At that time I had no job and no savings, only a large line of credit, which I used to secure myself an apartment while I looked around the city for employment. It was then that I shaved my head for the very first time, and donned the white robes that for me signified taking on the Sacred Mantle of priesthood. Shaving my head was a revolutionary step for me, for I had always had a full head of lustrous dark hair, and had been raised with a certain sense of pride that it was the hair that made the man. But for me, the shedding of my hair was part of the sacrifice I was offering my Netjer, Who Himself was smooth of scalp, and Whose ancient priests had shaved their heads during their time of service.
These are the little things we do for our Gods when we decide to make service to Them more important than the ephemeral things of this material world. We can give up our vanity, our sense of self-importance, our innate feeling that we indeed are the center of the universe. We learn through initiation that the Gods are great, that They are alive throughout Their creation, and that our life is the miracle of Their divine hands. We learn to see the bigger picture, that the Sacred Powers are far larger than us, and that we are engaged in an interdependent relationship with Them. When They give, we give...and when we give, They give. It is in our smallest gestures of love and devotion that are contained the seeds for a larger spiritual awakening, which are bestowed through the fruits of true service, which has nothing to do with the ego, and everything to do with love for its own sake. When one truly loves the Gods, one simply gives, out of instinct; but it is this very instinct, this altruistic instinct, that manifests the most profound rewards. This I have learned only too well.
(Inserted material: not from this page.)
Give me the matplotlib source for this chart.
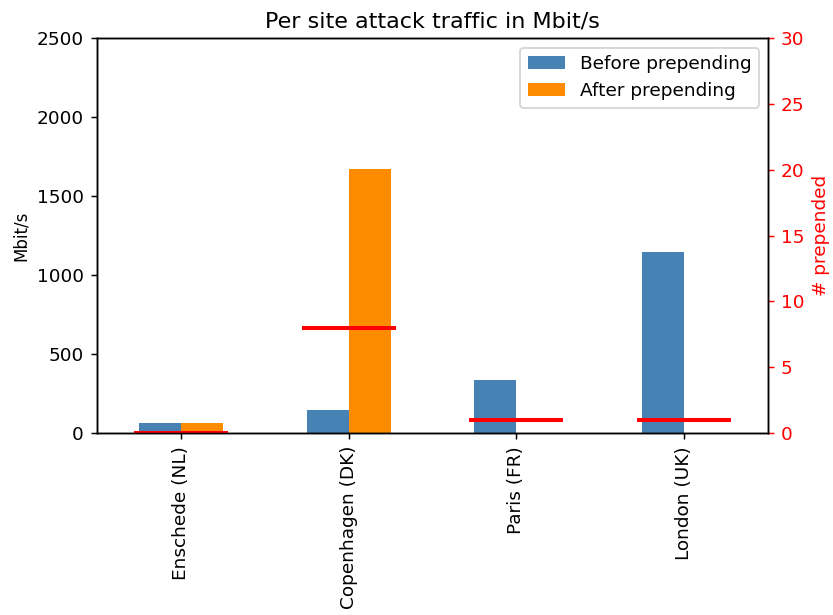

I seemed not to have found the job I was looking for, my credit ran out, and so did my ability to pay my rent. With the last sum of credit to my name I rented a small self-storage unit, put my shrines, my icons, my books, and my life into storage, and began a strange period of self-imposed homelessness. Most people in my situation would have been desperate at that point, and perhaps not a little spiritually desolate. But something kept me charged and invigorated from within, and perhaps strangely rebellious, too; refusing to acknowledge the seriousness of my situation, or see in it something self-destructive. Instead, I welcomed it, knowing that no matter how painful things became on a skin-deep level, that underneath it all would be the answer to my path in the Netjeru.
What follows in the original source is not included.